As interest in food from around the world grows, independents can capitalise on this trend by offering a range of American products, wholesalers and suppliers have told RN.
Jonathan Summerley, purchasing director at confectionery wholesaler Hancocks, said between 2016 and 2017, Hancocks saw a 32% uplift in sales and a 37% increase in volumes sold for American confectionery, with this trend expected to continue throughout 2018.
“Reese’s and Hershey’s brands have dominated, and continue to dominate, the top five products for Hancocks,” he said.
Lucy Talbot, founder at The Cookie Dough Co., which sells pots of ready-to-eat cookie dough, said the trend for eating cookie dough has filtered from the US to the UK, and is popular among millennials as an ‘Instagram-worthy’ treat.
“Offering American desserts gives independents a point of difference. It also increases basket spend as it has a premium price, being a novelty food,” she said.
Dave Hiscutt, of Londis Westham Road in Weymouth, said he has an ambient bay and soft drinks chiller dedicated to American food and drink.
“We have shoppers coming in especially for American goods because we are the only shop in the area that sells it. Last year, during a warm week, we sold 292 cans of Fanta Berry Blue.
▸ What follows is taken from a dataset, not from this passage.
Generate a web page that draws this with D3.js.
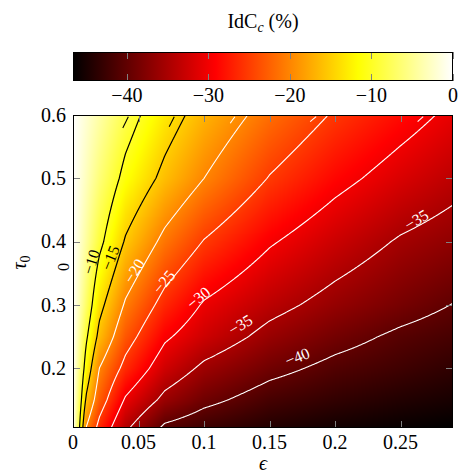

The drink is popular with younger consumers looking for something different,” he said.
David Ramsey, of Best-one Byram Park in West Yorkshire, said he stocks Big Jake’s American BBQ range from Bestway which includes chicken wings and ribs.
“Today alone, we sold 12 boxes across the range. It has been really popular, and has definitely encouraged me to stock more American foods,” he told RN.